**Requirements:**
Quote, line for line, the entries from the first through the one containing "anchor=base west] (r\i)". Pictures are left out.
start Record list
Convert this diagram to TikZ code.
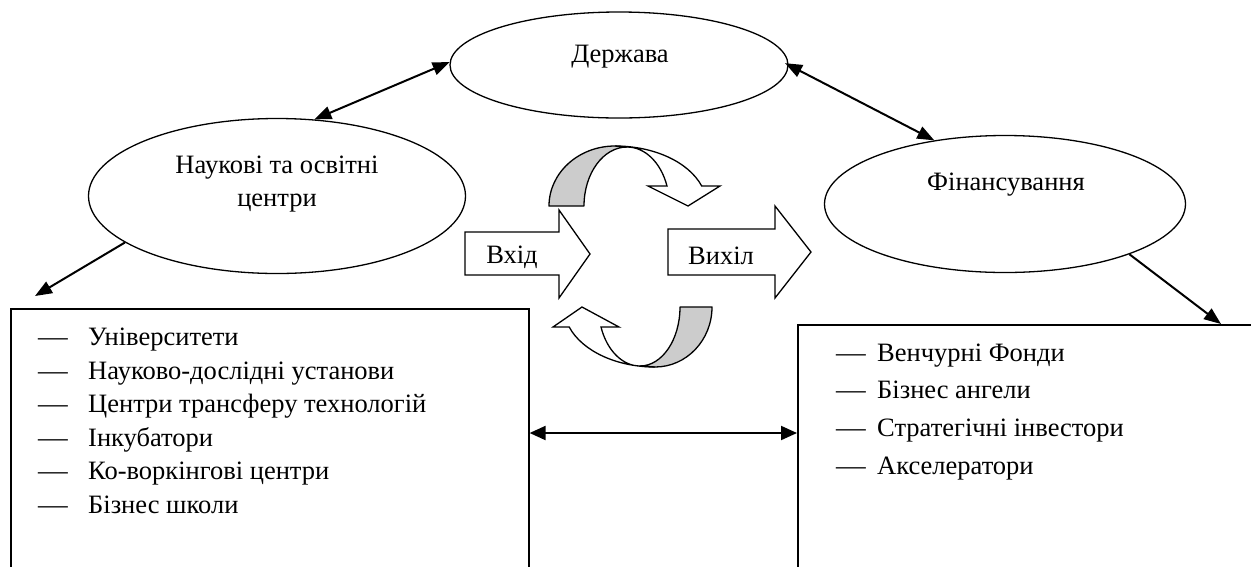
\documentclass[tikz,border=0pt]{standalone}
\usepackage{fontspec}
\usepackage{graphicx}
\setmainfont{Liberation Serif}
\usetikzlibrary{shapes.geometric,arrows.meta}
\definecolor{bandgray}{HTML}{CCCCCC}
\newcommand{\wdash}{\scalebox{1.12}[1]{—}}
\begin{document}
\begin{tikzpicture}[x=1pt,y=-1pt,
  ell/.style={draw, ellipse, line width=1.3pt, inner sep=0pt},
  txt/.style={font=\fontsize{26.5}{30}\selectfont, inner sep=0pt},
  conn/.style={line width=2pt, -{Triangle[length=17pt,width=13pt]}},
  biconn/.style={line width=2pt, {Triangle[length=17pt,width=13pt]}-{Triangle[length=17pt,width=13pt]}},
  hconn/.style={line width=2pt, {Triangle[length=16pt,width=14pt]}-{Triangle[length=16pt,width=14pt]}},
  boxst/.style={draw, line width=1.6pt, rectangle, anchor=north west, inner sep=0pt},
  blockarr/.style={draw, fill=white, line width=1.3pt, line join=miter},
  bandst/.style={draw, fill=bandgray, line width=1.3pt, line join=round},
  whitest/.style={draw, fill=white, line width=1.3pt, line join=miter}
]
\useasboundingbox (0,0) rectangle (1251,566);
\clip (0,0) rectangle (1251,566);

% ellipses
\node[ell, minimum width=338pt, minimum height=106pt] (gov) at (619,65) {};
\node[ell, minimum width=377pt, minimum height=155pt] (sci) at (277,196) {};
\node[ell, minimum width=361pt, minimum height=137pt] (fin) at (1005,204) {};

\node[txt, anchor=base] (govt) at (620,62) {Держава};
\node[txt, anchor=base] (scit1) at (277,173) {Наукові та освітні};
\node[txt, anchor=base] (scit2) at (277,206) {центри};
\node[txt, anchor=base] (fint) at (1006,190) {Фінансування};

% boxes
\node[boxst, minimum width=518pt, minimum height=320pt] (lbox) at (10,308) {};
\node[boxst, minimum width=500pt, minimum height=320pt] (rbox) at (797,324) {};

\foreach \t [count=\i] in {Університети, Науково-дослідні установи, Центри трансферу технологій, Інкубатори, Ко-воркінгові центри, Бізнес школи}
  \node[txt, anchor=base west] (l\i) at (38,{345.5+33.5*(\i-1)}) {\makebox[50pt][l]{\wdash}\t};

\foreach \t [count=\i] in {Венчурні Фонди, Бізнес ангели, Стратегічні інвестори, Акселератори}
  \node[txt, anchor=base west] (r\i) at (836,{361+37.7*(\i-1)}) {\makebox[41pt][l]{\wdash}\t};

% connectors
\coordinate (lt) at (35,296);
\coordinate (rt) at (1221,324);
\coordinate (midrow) at (0,433);
\draw[biconn] (gov.179) -- (sci.64);
\draw[biconn, shorten <=-4pt] (gov.east) -- (fin.138);
\draw[conn] (sci.197) -- (lt);
\draw[conn] (fin.-22) -- (rt);
\draw[hconn] (lbox.east |- midrow) -- (rbox.west |- midrow);

% block arrows
\draw[blockarr] (465,232) -- (559,232) -- (559,210) -- (590,254) -- (559,298) -- (559,275) -- (465,275) -- cycle;
\draw[blockarr] (668,229) -- (775,229) -- (775,206) -- (811,252) -- (775,298) -- (775,275) -- (668,275) -- cycle;
\node[txt, anchor=base] (intxt) at (512,263) {Вхід};
\node[txt, anchor=base] (outtxt) at (721,264) {Вихіл};

% top curved arrow
\draw[bandst] (549,206) .. controls (549,172.9) and (578.5,146) .. (615,146) -- (627,147)
  .. controls (603.3,147) and (584,173.4) .. (584,206) -- cycle;
\draw[whitest] (615,146) .. controls (654,146) and (688.7,162) .. (701.7,186) -- (720,186) -- (688,206) -- (648,186) -- (667,186)
  .. controls (660.9,162.5) and (645,147) .. (627,147) -- cycle;

% bottom curved arrow
\draw[bandst] (712,307) .. controls (712,340.1) and (686.5,367) .. (655,367) -- (640,366)
  .. controls (662.1,366) and (680,339.6) .. (680,307) -- cycle;
\draw[whitest] (655,367) .. controls (616.5,367) and (582.1,351) .. (569.2,327) -- (553,327) -- (582,307) -- (619,327) -- (601,327)
  .. controls (606.9,350.5) and (622.5,366) .. (640,366) -- cycle;
\end{tikzpicture}
\end{document}
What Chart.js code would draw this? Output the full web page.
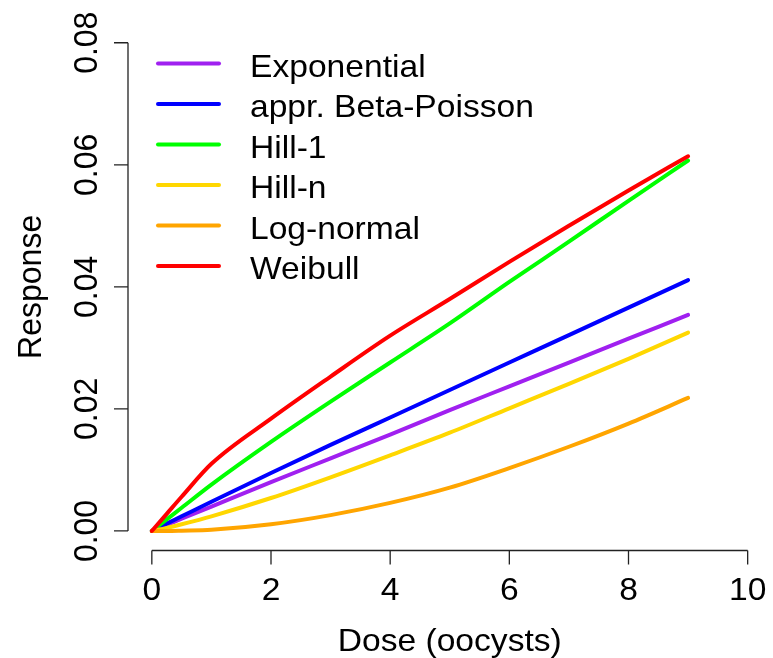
<!DOCTYPE html>
<html>
<head>
<meta charset="utf-8">
<title>Dose response</title>
<script src="https://cdn.jsdelivr.net/npm/chart.js@4/dist/chart.umd.min.js"></script>
<style>
  html, body { margin: 0; padding: 0; background: #fff; }
  #wrap { width: 773px; height: 658px; }
</style>
</head>
<body>
<div id="wrap"><canvas id="doseChart" width="773" height="658"></canvas></div>
<script>
// ============================================
// Data
// ============================================

const doses = [0, 0.25, 0.5, 1, 2, 3, 4, 5, 6, 7, 8, 9];

const exponential = [0, 0.0010, 0.0020, 0.0040, 0.0080, 0.0119, 0.0158, 0.0198, 0.0237, 0.0276, 0.0315, 0.0354];
const betaPoisson = [0, 0.0012, 0.0024, 0.0048, 0.0095, 0.0141, 0.0186, 0.0231, 0.0276, 0.0321, 0.0366, 0.0411];
const hill1       = [0, 0.0019, 0.0038, 0.0076, 0.0146, 0.0212, 0.0276, 0.0340, 0.0408, 0.0474, 0.0541, 0.0607];
const hillN       = [0, 0.0005, 0.0011, 0.0024, 0.0054, 0.0088, 0.0124, 0.0161, 0.0201, 0.0241, 0.0282, 0.0325];
const logNormal   = [0, 0.0000, 0.00005, 0.0002, 0.0011, 0.0026, 0.0046, 0.0071, 0.0103, 0.0138, 0.0176, 0.0218];
const weibull     = [0, 0.0028, 0.0056, 0.0110, 0.0184, 0.0253, 0.0320, 0.0380, 0.0441, 0.0500, 0.0558, 0.0614];

const seriesNames = ['Exponential', 'appr. Beta-Poisson', 'Hill-1', 'Hill-n', 'Log-normal', 'Weibull'];
const seriesValues = [exponential, betaPoisson, hill1, hillN, logNormal, weibull];
const seriesColors = ['#A020F0', '#0000FF', '#00FF00', '#FFD700', '#FFA500', '#FF0000'];

const xTicks = [0, 2, 4, 6, 8, 10];
const yTicks = [0, 0.02, 0.04, 0.06, 0.08];
const yTickLabels = ['0.00', '0.02', '0.04', '0.06', '0.08'];

const xTitle = 'Dose (oocysts)';
const yTitle = 'Response';

// ============================================
// R-style axes and legend
// ============================================

const FONT = '32px "Liberation Sans", Arial, sans-serif';
const SX = 1.05; // the reference text is a little wide

function drawText(ctx, text, x, y, align, rotated) {
  ctx.save();
  ctx.translate(x, y);
  ctx.scale(SX, 1);
  if (rotated) ctx.rotate(-Math.PI / 2);
  ctx.textAlign = align;
  ctx.textBaseline = 'alphabetic';
  ctx.fillText(text, 0, 0);
  ctx.restore();
}

const rAxes = {
  id: 'rAxes',
  afterDraw(chart) {
    const { ctx, chartArea } = chart;
    const xs = chart.scales.x;
    const ys = chart.scales.y;
    const tick = 14;

    ctx.save();
    ctx.strokeStyle = '#222';
    ctx.lineWidth = 1.3;
    ctx.fillStyle = '#000';
    ctx.font = FONT;

    // y axis
    const ax = chartArea.left;
    ctx.beginPath();
    ctx.moveTo(ax, ys.getPixelForValue(yTicks[0]));
    ctx.lineTo(ax, ys.getPixelForValue(yTicks[yTicks.length - 1]));
    yTicks.forEach(v => {
      const py = ys.getPixelForValue(v);
      ctx.moveTo(ax - tick, py);
      ctx.lineTo(ax, py);
    });
    ctx.stroke();
    yTicks.forEach((v, i) => {
      drawText(ctx, yTickLabels[i], 97, ys.getPixelForValue(v), 'center', true);
    });

    // x axis
    const ay = chartArea.bottom;
    ctx.beginPath();
    ctx.moveTo(xs.getPixelForValue(xTicks[0]), ay);
    ctx.lineTo(xs.getPixelForValue(xTicks[xTicks.length - 1]), ay);
    xTicks.forEach(v => {
      const px = xs.getPixelForValue(v);
      ctx.moveTo(px, ay);
      ctx.lineTo(px, ay + tick);
    });
    ctx.stroke();
    xTicks.forEach(v => {
      drawText(ctx, String(v), xs.getPixelForValue(v), 600, 'center', false);
    });

    // titles
    drawText(ctx, xTitle, (chartArea.left + chartArea.right) / 2, 651, 'center', false);
    drawText(ctx, yTitle, 41, (chartArea.top + chartArea.bottom) / 2, 'center', true);

    // legend
    ctx.lineWidth = 4;
    ctx.lineCap = 'round';
    chart.data.datasets
      .slice()
      .sort((a, b) => a.legendIndex - b.legendIndex)
      .forEach((ds, i) => {
        const ly = 63.5 + i * 40.5;
        ctx.strokeStyle = ds.borderColor;
        ctx.beginPath();
        ctx.moveTo(158, ly);
        ctx.lineTo(219, ly);
        ctx.stroke();
        drawText(ctx, ds.label, 250, ly + 13, 'left', false);
      });

    ctx.restore();
  }
};

// ============================================
// Chart
// ============================================

const datasets = seriesNames.map((name, i) => ({
  label: name,
  legendIndex: i,
  order: seriesNames.length - i,
  data: doses.map((d, j) => ({ x: d, y: seriesValues[i][j] })),
  borderColor: seriesColors[i],
  backgroundColor: seriesColors[i],
  borderWidth: 4,
  borderCapStyle: 'round',
  borderJoinStyle: 'round',
  pointRadius: 0,
  cubicInterpolationMode: 'monotone',
  fill: false
}));

new Chart(document.getElementById('doseChart'), {
  type: 'line',
  data: { datasets },
  options: {
    responsive: false,
    animation: false,
    layout: {
      padding: { left: 128, right: 1.5, top: 23.2, bottom: 107.5 }
    },
    plugins: {
      legend: { display: false },
      tooltip: { enabled: false }
    },
    scales: {
      x: { type: 'linear', min: -0.4, max: 10.4, display: false },
      y: { type: 'linear', min: -0.0032, max: 0.0832, display: false }
    }
  },
  plugins: [rAxes]
});
</script>
</body>
</html>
end Record list
**Expected answer:**
Convert this diagram to TikZ code.
\documentclass[tikz,border=0pt]{standalone}
\usepackage{fontspec}
\usepackage{graphicx}
\setmainfont{Liberation Serif}
\usetikzlibrary{shapes.geometric,arrows.meta}
\definecolor{bandgray}{HTML}{CCCCCC}
\newcommand{\wdash}{\scalebox{1.12}[1]{—}}
\begin{document}
\begin{tikzpicture}[x=1pt,y=-1pt,
  ell/.style={draw, ellipse, line width=1.3pt, inner sep=0pt},
  txt/.style={font=\fontsize{26.5}{30}\selectfont, inner sep=0pt},
  conn/.style={line width=2pt, -{Triangle[length=17pt,width=13pt]}},
  biconn/.style={line width=2pt, {Triangle[length=17pt,width=13pt]}-{Triangle[length=17pt,width=13pt]}},
  hconn/.style={line width=2pt, {Triangle[length=16pt,width=14pt]}-{Triangle[length=16pt,width=14pt]}},
  boxst/.style={draw, line width=1.6pt, rectangle, anchor=north west, inner sep=0pt},
  blockarr/.style={draw, fill=white, line width=1.3pt, line join=miter},
  bandst/.style={draw, fill=bandgray, line width=1.3pt, line join=round},
  whitest/.style={draw, fill=white, line width=1.3pt, line join=miter}
]
\useasboundingbox (0,0) rectangle (1251,566);
\clip (0,0) rectangle (1251,566);

% ellipses
\node[ell, minimum width=338pt, minimum height=106pt] (gov) at (619,65) {};
\node[ell, minimum width=377pt, minimum height=155pt] (sci) at (277,196) {};
\node[ell, minimum width=361pt, minimum height=137pt] (fin) at (1005,204) {};

\node[txt, anchor=base] (govt) at (620,62) {Держава};
\node[txt, anchor=base] (scit1) at (277,173) {Наукові та освітні};
\node[txt, anchor=base] (scit2) at (277,206) {центри};
\node[txt, anchor=base] (fint) at (1006,190) {Фінансування};

% boxes
\node[boxst, minimum width=518pt, minimum height=320pt] (lbox) at (10,308) {};
\node[boxst, minimum width=500pt, minimum height=320pt] (rbox) at (797,324) {};

\foreach \t [count=\i] in {Університети, Науково-дослідні установи, Центри трансферу технологій, Інкубатори, Ко-воркінгові центри, Бізнес школи}
  \node[txt, anchor=base west] (l\i) at (38,{345.5+33.5*(\i-1)}) {\makebox[50pt][l]{\wdash}\t};

\foreach \t [count=\i] in {Венчурні Фонди, Бізнес ангели, Стратегічні інвестори, Акселератори}
  \node[txt, anchor=base west] (r\i) at (836,{361+37.7*(\i-1)}) {\makebox[41pt][l]{\wdash}\t};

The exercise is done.